Birmingham Children's Hospital can't cope with demand - report
Birmingham Children’s Hospital is failing to cope with high numbers of patients, turning away desperately ill children in a bed and management crisis, an investigation has revealed.
The Foundation Hospital Trust can’t cope with a surge in demand with too few beds, cancelled operations, poor working procedures for staff and poor planning of services, an independent Healthcare Commission report found.
Theatre staff were also unable to identify surgical equipment and care was ruled as being below standard, particularly in speciality areas such as renal and liver transplants, neurosurgery and cardiac services.
Concerns were still being raised last month including fears for patient safety after a brain surgeon was handed incorrect instruments and his hand was jolted by an untrained theatre nurse during a lifesaving procedure.

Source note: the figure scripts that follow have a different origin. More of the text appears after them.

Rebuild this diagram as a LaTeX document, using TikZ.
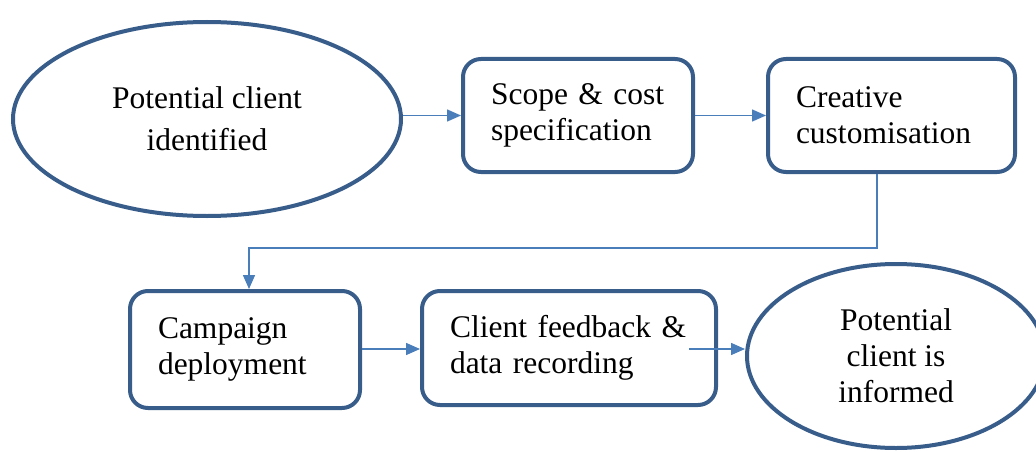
\documentclass[tikz,border=0pt]{standalone}
\usepackage{fontspec}
\setmainfont{Liberation Serif}
\usetikzlibrary{shapes.geometric,arrows.meta}
\definecolor{edgeblue}{HTML}{385D8A}
\definecolor{flowblue}{HTML}{4A7EBB}
\tikzset{
	procbox/.style={draw=edgeblue,line width=4pt,rounded corners=18pt,fill=white,
		inner xsep=28pt,align=left,font=\fontsize{31.5}{36}\selectfont},
	termell/.style={ellipse,draw=edgeblue,line width=4pt,fill=white,inner sep=0pt,
		align=center,font=\fontsize{31.5}{36}\selectfont},
	flowarr/.style={draw=flowblue,line width=1.5pt,-{Triangle[length=14pt,width=12pt]}}
}
\begin{document}
\begin{tikzpicture}[x=1pt,y=-1pt]
	\useasboundingbox (0,0) rectangle (1036,452);
	\node[termell,minimum width=388pt,minimum height=194pt,
		font=\fontsize{31.5}{42}\selectfont] (ident) at (207,119) {Potential client\\identified};
	\node[procbox,minimum width=230pt,minimum height=113pt,text width=174pt] (scope) at (578,115.5) {Scope \& cost\\specification};
	\node[procbox,minimum width=247pt,minimum height=113pt,text width=191pt] (creat) at (891.5,115.5) {Creative\\customisation};
	\node[procbox,minimum width=230pt,minimum height=117pt,text width=174pt] (camp) at (245,349.5) {Campaign\\deployment};
	\node[procbox,minimum width=294pt,minimum height=114pt,text width=238pt] (feed) at (569,348) {Client feedback \&\\data recording};
	\node[termell,minimum width=298pt,minimum height=184pt] (info) at (896,356) {Potential\\client is\\informed};
	% connectors
	\coordinate (turn) at (877,248);
	\coordinate (fbout) at (689,349);
	\draw[flowarr] (ident.east |- scope.west) -- (scope.west);
	\draw[flowarr] (scope.east) -- (creat.west);
	\draw[flowarr] (creat.south -| turn) -- (turn) -| ([xshift=4pt]camp.north);
	\draw[flowarr] (camp.east |- fbout) -- (feed.west |- fbout);
	\draw[flowarr] (fbout) -- (fbout -| info.west);
\end{tikzpicture}
\end{document}
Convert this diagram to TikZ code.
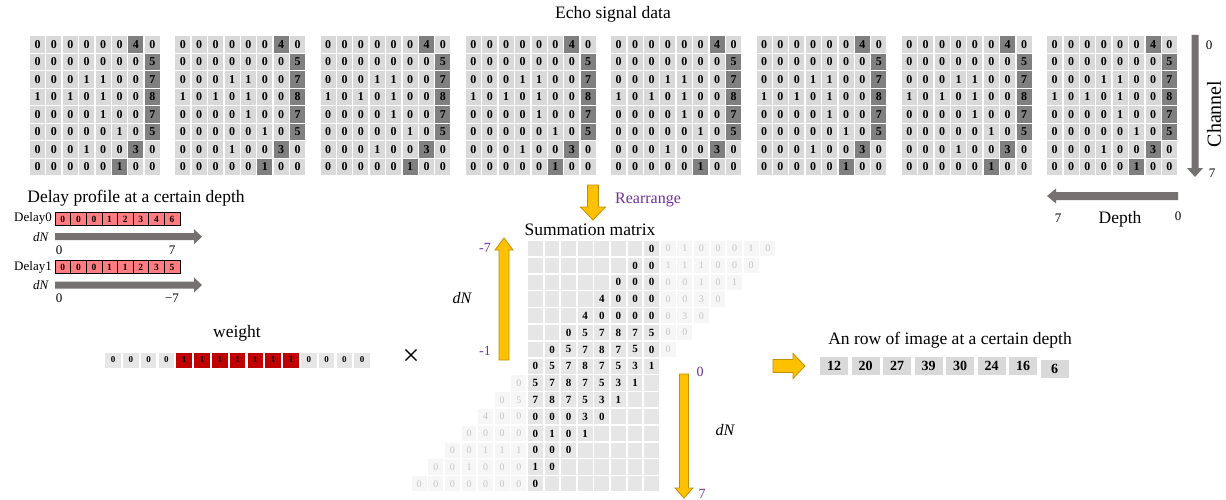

The report comes weeks after trust chief executive Paul O’Connor resigned. The commission has now made a 12 point recommendation plan to make the hospital improve.
Surgeons from Queen Elizabeth Hospital, in Edgbaston, first raised concerns in January last year, but serious issues were not rapidly addressed and a report by Birmingham primary care trusts was not passed on to board members of Monitor, the overseeing body of foundation trusts and the Children’s Hospital.
Children’s Hospital bosses told investigators at least 70 children a month had to be redirected to other hospitals, travelling further away from home for treatment, with numbers of cancelled admissions due to lack of beds rising in the past year.
The Commission found that bed shortages causing delays was a particular concern for liver disease patients needing urgent treatment.
Parents Ayaz and Sophie Ahmed, whose daughter Alesha died at Birmingham Children’s Hospital, said they were not surprised by the findings as they saw the hospital managed “appallingly” with staff unaware of procedures and a two week delay in getting their baby into intensive care.
Anna Walker, the commission’s chief executive, said the hospital had been struggling with “very real problems with its ability to meet demands for the service”.
“The response to safety concerns has been slower than ideal. It is deeply concerning that serious issues were raised but not properly or rapidly addressed over several months.
“While we have no evidence of serious incidents causing harm to patients, the standard of care has not been as good as it should have been in some cases.
“We were also concerned that the Children’s Hospital and University Hospital Birmingham Trust (UHB) had not communicated as effectively as they could since concerns were first raised by UHB consultants in the first half of 2008. This needs to change on behalf of patients.”
The 220-bed trust, which treated 140,000 patients in 2007/08 is one of only four specialist children’s hospitals in England. It admitted more than 2,000 extra patients in the first six months of 2008 than the same period the previous year.
The trust also reported a rise in the number of cancelled admissions due to no beds being available on the wards, from 19.4 per cent of breaches on one day in 2007/08 to 28.4 per cent in 2008/09.
Birmingham health scrutiny chairman, Coun Deirdre Alden, was critical of the trust blaming patient choice for the rise in demand.
“Every hospital is having to cope with increasing demand and they should have seen this extra pressure coming and had better plans to cope,” she said.
“People think of it as a hospital for Birmingham, but it isn’t, it is for a much wider area. This isn’t down to one person at the top and the Children’s Hospital has now got to prove to everyone that it is alright and things have changed.”